# SUPPLIED RECORDS
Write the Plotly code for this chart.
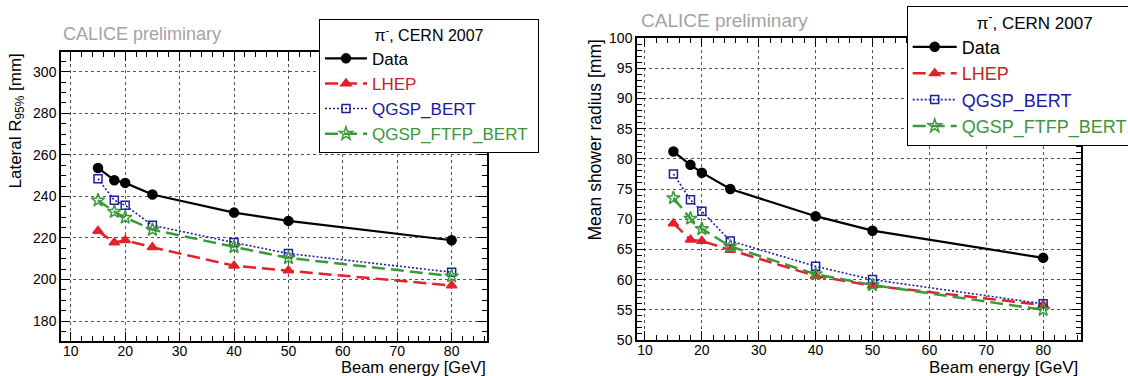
import plotly.graph_objects as go

# ---------------- data ----------------
energies = [15, 18, 20, 25, 40, 50, 80]

# Left panel: Lateral R95% [mm]
r95_data = [253.7, 247.8, 246.5, 240.9, 232.2, 228.2, 218.9]
r95_lhep = [223.4, 217.8, 218.9, 215.5, 206.6, 204.3, 197.1]
r95_qgsp_bert = [248.5, 238.1, 235.7, 226.1, 217.8, 212.5, 203.5]
r95_qgsp_ftfp_bert = [238.1, 232.6, 229.8, 224.0, 215.7, 210.4, 201.6]

# Right panel: Mean shower radius [mm]
rm_data = [81.2, 79.0, 77.7, 75.0, 70.5, 68.1, 63.6]
rm_lhep = [69.3, 66.6, 66.4, 64.9, 60.6, 59.0, 55.8]
rm_qgsp_bert = [77.5, 73.2, 71.3, 66.4, 62.2, 60.0, 56.0]
rm_qgsp_ftfp_bert = [73.5, 70.1, 68.4, 65.5, 60.9, 59.1, 55.0]

series_names = ["Data", "LHEP", "QGSP_BERT", "QGSP_FTFP_BERT"]
legend_title = "π<sup>-</sup>, CERN 2007"
watermark = "CALICE preliminary"
x_title = "Beam energy [GeV]"
y_title_left = "Lateral R<sub>95%</sub> [mm]"
y_title_right = "Mean shower radius [mm]"

# ---------------- styles ----------------
BLACK = "#000000"
RED = "#e3202b"
BLUE = "#1f1f9c"
GREEN = "#3a9a3a"
TXT_RED = "#c8202c"
TXT_BLUE = "#1a1aa8"
TXT_GREEN = "#3c963c"

styles = [
    dict(color=BLACK, dash="solid", width=2.2, symbol="circle", msize=9, txt=BLACK),
    dict(color=RED, dash="13px,6px", width=2.5, symbol="triangle-up", msize=9, txt=TXT_RED),
    dict(color=BLUE, dash="2px,2px", width=1.6, symbol="square-open", msize=8, txt=TXT_BLUE),
    dict(color=GREEN, dash="13px,6px", width=2.5, symbol="star-open", msize=10, txt=TXT_GREEN),
]

W, H = 1128, 376
FONT = "Liberation Sans, Arial, Helvetica, sans-serif"

fig = go.Figure()

left_series = [r95_data, r95_lhep, r95_qgsp_bert, r95_qgsp_ftfp_bert]
right_series = [rm_data, rm_lhep, rm_qgsp_bert, rm_qgsp_ftfp_bert]

for series, xa, ya, lg, pad in [
    (left_series, "x", "y", "legend", "&nbsp;"),
    (right_series, "x2", "y2", "legend2", "&nbsp;&nbsp;&nbsp;&nbsp;&nbsp;&nbsp;"),
]:
    for name, vals, st in zip(series_names, series, styles):
        fig.add_trace(go.Scatter(
            x=energies, y=vals, xaxis=xa, yaxis=ya, legend=lg,
            mode="lines+markers",
            name=f"<span style='color:{st['txt']}'>{name}</span>{pad}",
            line=dict(color=st["color"], dash=st["dash"], width=st["width"]),
            marker=dict(symbol=st["symbol"], size=st["msize"], color=st["color"],
                        line=dict(color=st["color"], width=1.5)),
            showlegend=True,
        ))

def xaxis_cfg(domain, rng, anchor):
    return dict(
        domain=domain, range=rng, showline=True, linecolor="black", linewidth=1.5,
        mirror="allticks", ticks="inside", ticklen=9, tickwidth=1, tickcolor="black",
        dtick=10, tick0=0, showgrid=True, gridcolor="#555555", gridwidth=1, griddash="dot",
        zeroline=False, tickfont=dict(family=FONT, size=14, color="black"),
        ticklabelstandoff=-4,
        minor=dict(dtick=2, ticks="inside", ticklen=5, tickcolor="black", showgrid=False),
        anchor=anchor,
    )

def yaxis_cfg(domain, rng, dtick, mdtick, anchor):
    return dict(
        domain=domain, range=rng, showline=True, linecolor="black", linewidth=1.5,
        mirror="allticks", ticks="inside", ticklen=9, tickwidth=1, tickcolor="black",
        dtick=dtick, tick0=0, showgrid=True, gridcolor="#555555", gridwidth=1, griddash="dot",
        zeroline=False, tickfont=dict(family=FONT, size=14, color="black"),
        minor=dict(dtick=mdtick, ticks="inside", ticklen=5, tickcolor="black", showgrid=False),
        anchor=anchor,
    )

lx0, lx1 = 61 / W, 487 / W
ly0, ly1 = 1 - 341 / H, 1 - 52 / H
rx0, rx1 = 637 / W, 1080.7 / W
ry0, ry1 = 1 - 340 / H, 1 - 38 / H

fig.update_layout(
    width=W, height=H,
    margin=dict(l=0, r=0, t=0, b=0, autoexpand=False),
    paper_bgcolor="white", plot_bgcolor="white",
    font=dict(family=FONT, color="black"),
    xaxis=xaxis_cfg([lx0, lx1], [8.2, 86.5], "y"),
    yaxis=yaxis_cfg([ly0, ly1], [170.4, 309.5], 20, 5, "x"),
    xaxis2=xaxis_cfg([rx0, rx1], [8.6, 86.6], "y2"),
    yaxis2=yaxis_cfg([ry0, ry1], [50, 100], 5, 1, "x2"),
    legend=dict(
        x=319 / W, y=1 - 19 / H, xanchor="left", yanchor="top",
        bgcolor="white", bordercolor="black", borderwidth=1,
        font=dict(family=FONT, size=17, color="black"),
        title=dict(text=legend_title, side="top center", font=dict(family=FONT, size=16)),
        itemwidth=42, tracegroupgap=0,
    ),
    legend2=dict(
        x=906.7 / W, y=1 - 5.5 / H, xanchor="left", yanchor="top",
        bgcolor="white", bordercolor="black", borderwidth=1,
        font=dict(family=FONT, size=18, color="black"),
        title=dict(text=legend_title, side="top center", font=dict(family=FONT, size=17)),
        itemwidth=44, tracegroupgap=0,
    ),
)

ann = []
ann.append(dict(text=watermark, xref="paper", yref="paper", x=61 / W, y=1 - 34 / H,
                xanchor="left", yanchor="middle", showarrow=False,
                font=dict(family=FONT, size=18, color="#a3a3a3")))
ann.append(dict(text=watermark, xref="paper", yref="paper", x=639 / W, y=1 - 20 / H,
                xanchor="left", yanchor="middle", showarrow=False,
                font=dict(family=FONT, size=19, color="#a3a3a3")))
ann.append(dict(text=x_title, xref="paper", yref="paper", x=488 / W, y=1 - 367 / H,
                xanchor="right", yanchor="middle", showarrow=False,
                font=dict(family=FONT, size=16.5, color="black")))
ann.append(dict(text=x_title, xref="paper", yref="paper", x=1080 / W, y=1 - 367 / H,
                xanchor="right", yanchor="middle", showarrow=False,
                font=dict(family=FONT, size=17, color="black")))
ann.append(dict(text=y_title_left, xref="paper", yref="paper", x=16 / W, y=1 - 52 / H,
                xanchor="center", yanchor="top", textangle=-90, showarrow=False,
                font=dict(family=FONT, size=17, color="black")))
ann.append(dict(text=y_title_right, xref="paper", yref="paper", x=594 / W, y=1 - 38 / H,
                xanchor="center", yanchor="top", textangle=-90, showarrow=False,
                font=dict(family=FONT, size=17.5, color="black")))
fig.update_layout(annotations=ann)

fig.write_html("out.html")
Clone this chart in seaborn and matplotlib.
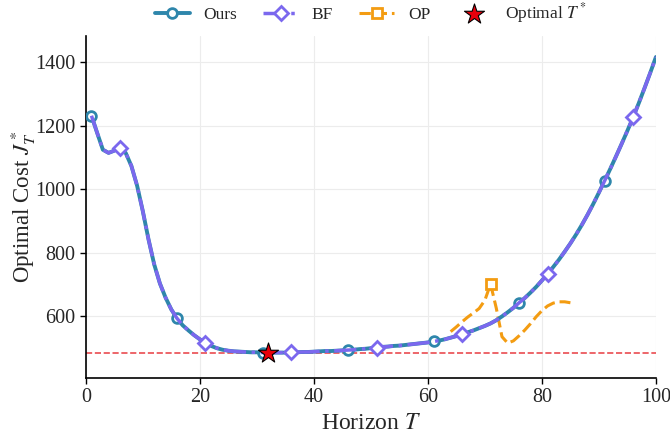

# YOUR TASK
The records above are to be quoted exactly, with all pictures left out.

# FINAL RESULT
Write the Plotly code for this chart.
import plotly.graph_objects as go

# ---------------- data ----------------
energies = [15, 18, 20, 25, 40, 50, 80]

# Left panel: Lateral R95% [mm]
r95_data = [253.7, 247.8, 246.5, 240.9, 232.2, 228.2, 218.9]
r95_lhep = [223.4, 217.8, 218.9, 215.5, 206.6, 204.3, 197.1]
r95_qgsp_bert = [248.5, 238.1, 235.7, 226.1, 217.8, 212.5, 203.5]
r95_qgsp_ftfp_bert = [238.1, 232.6, 229.8, 224.0, 215.7, 210.4, 201.6]

# Right panel: Mean shower radius [mm]
rm_data = [81.2, 79.0, 77.7, 75.0, 70.5, 68.1, 63.6]
rm_lhep = [69.3, 66.6, 66.4, 64.9, 60.6, 59.0, 55.8]
rm_qgsp_bert = [77.5, 73.2, 71.3, 66.4, 62.2, 60.0, 56.0]
rm_qgsp_ftfp_bert = [73.5, 70.1, 68.4, 65.5, 60.9, 59.1, 55.0]

series_names = ["Data", "LHEP", "QGSP_BERT", "QGSP_FTFP_BERT"]
legend_title = "π<sup>-</sup>, CERN 2007"
watermark = "CALICE preliminary"
x_title = "Beam energy [GeV]"
y_title_left = "Lateral R<sub>95%</sub> [mm]"
y_title_right = "Mean shower radius [mm]"

# ---------------- styles ----------------
BLACK = "#000000"
RED = "#e3202b"
BLUE = "#1f1f9c"
GREEN = "#3a9a3a"
TXT_RED = "#c8202c"
TXT_BLUE = "#1a1aa8"
TXT_GREEN = "#3c963c"

styles = [
    dict(color=BLACK, dash="solid", width=2.2, symbol="circle", msize=9, txt=BLACK),
    dict(color=RED, dash="13px,6px", width=2.5, symbol="triangle-up", msize=9, txt=TXT_RED),
    dict(color=BLUE, dash="2px,2px", width=1.6, symbol="square-open", msize=8, txt=TXT_BLUE),
    dict(color=GREEN, dash="13px,6px", width=2.5, symbol="star-open", msize=10, txt=TXT_GREEN),
]

W, H = 1128, 376
FONT = "Liberation Sans, Arial, Helvetica, sans-serif"

fig = go.Figure()

left_series = [r95_data, r95_lhep, r95_qgsp_bert, r95_qgsp_ftfp_bert]
right_series = [rm_data, rm_lhep, rm_qgsp_bert, rm_qgsp_ftfp_bert]

for series, xa, ya, lg, pad in [
    (left_series, "x", "y", "legend", "&nbsp;"),
    (right_series, "x2", "y2", "legend2", "&nbsp;&nbsp;&nbsp;&nbsp;&nbsp;&nbsp;"),
]:
    for name, vals, st in zip(series_names, series, styles):
        fig.add_trace(go.Scatter(
            x=energies, y=vals, xaxis=xa, yaxis=ya, legend=lg,
            mode="lines+markers",
            name=f"<span style='color:{st['txt']}'>{name}</span>{pad}",
            line=dict(color=st["color"], dash=st["dash"], width=st["width"]),
            marker=dict(symbol=st["symbol"], size=st["msize"], color=st["color"],
                        line=dict(color=st["color"], width=1.5)),
            showlegend=True,
        ))

def xaxis_cfg(domain, rng, anchor):
    return dict(
        domain=domain, range=rng, showline=True, linecolor="black", linewidth=1.5,
        mirror="allticks", ticks="inside", ticklen=9, tickwidth=1, tickcolor="black",
        dtick=10, tick0=0, showgrid=True, gridcolor="#555555", gridwidth=1, griddash="dot",
        zeroline=False, tickfont=dict(family=FONT, size=14, color="black"),
        ticklabelstandoff=-4,
        minor=dict(dtick=2, ticks="inside", ticklen=5, tickcolor="black", showgrid=False),
        anchor=anchor,
    )

def yaxis_cfg(domain, rng, dtick, mdtick, anchor):
    return dict(
        domain=domain, range=rng, showline=True, linecolor="black", linewidth=1.5,
        mirror="allticks", ticks="inside", ticklen=9, tickwidth=1, tickcolor="black",
        dtick=dtick, tick0=0, showgrid=True, gridcolor="#555555", gridwidth=1, griddash="dot",
        zeroline=False, tickfont=dict(family=FONT, size=14, color="black"),
        minor=dict(dtick=mdtick, ticks="inside", ticklen=5, tickcolor="black", showgrid=False),
        anchor=anchor,
    )

lx0, lx1 = 61 / W, 487 / W
ly0, ly1 = 1 - 341 / H, 1 - 52 / H
rx0, rx1 = 637 / W, 1080.7 / W
ry0, ry1 = 1 - 340 / H, 1 - 38 / H

fig.update_layout(
    width=W, height=H,
    margin=dict(l=0, r=0, t=0, b=0, autoexpand=False),
    paper_bgcolor="white", plot_bgcolor="white",
    font=dict(family=FONT, color="black"),
    xaxis=xaxis_cfg([lx0, lx1], [8.2, 86.5], "y"),
    yaxis=yaxis_cfg([ly0, ly1], [170.4, 309.5], 20, 5, "x"),
    xaxis2=xaxis_cfg([rx0, rx1], [8.6, 86.6], "y2"),
    yaxis2=yaxis_cfg([ry0, ry1], [50, 100], 5, 1, "x2"),
    legend=dict(
        x=319 / W, y=1 - 19 / H, xanchor="left", yanchor="top",
        bgcolor="white", bordercolor="black", borderwidth=1,
        font=dict(family=FONT, size=17, color="black"),
        title=dict(text=legend_title, side="top center", font=dict(family=FONT, size=16)),
        itemwidth=42, tracegroupgap=0,
    ),
    legend2=dict(
        x=906.7 / W, y=1 - 5.5 / H, xanchor="left", yanchor="top",
        bgcolor="white", bordercolor="black", borderwidth=1,
        font=dict(family=FONT, size=18, color="black"),
        title=dict(text=legend_title, side="top center", font=dict(family=FONT, size=17)),
        itemwidth=44, tracegroupgap=0,
    ),
)

ann = []
ann.append(dict(text=watermark, xref="paper", yref="paper", x=61 / W, y=1 - 34 / H,
                xanchor="left", yanchor="middle", showarrow=False,
                font=dict(family=FONT, size=18, color="#a3a3a3")))
ann.append(dict(text=watermark, xref="paper", yref="paper", x=639 / W, y=1 - 20 / H,
                xanchor="left", yanchor="middle", showarrow=False,
                font=dict(family=FONT, size=19, color="#a3a3a3")))
ann.append(dict(text=x_title, xref="paper", yref="paper", x=488 / W, y=1 - 367 / H,
                xanchor="right", yanchor="middle", showarrow=False,
                font=dict(family=FONT, size=16.5, color="black")))
ann.append(dict(text=x_title, xref="paper", yref="paper", x=1080 / W, y=1 - 367 / H,
                xanchor="right", yanchor="middle", showarrow=False,
                font=dict(family=FONT, size=17, color="black")))
ann.append(dict(text=y_title_left, xref="paper", yref="paper", x=16 / W, y=1 - 52 / H,
                xanchor="center", yanchor="top", textangle=-90, showarrow=False,
                font=dict(family=FONT, size=17, color="black")))
ann.append(dict(text=y_title_right, xref="paper", yref="paper", x=594 / W, y=1 - 38 / H,
                xanchor="center", yanchor="top", textangle=-90, showarrow=False,
                font=dict(family=FONT, size=17.5, color="black")))
fig.update_layout(annotations=ann)

fig.write_html("out.html")
Clone this chart in seaborn and matplotlib.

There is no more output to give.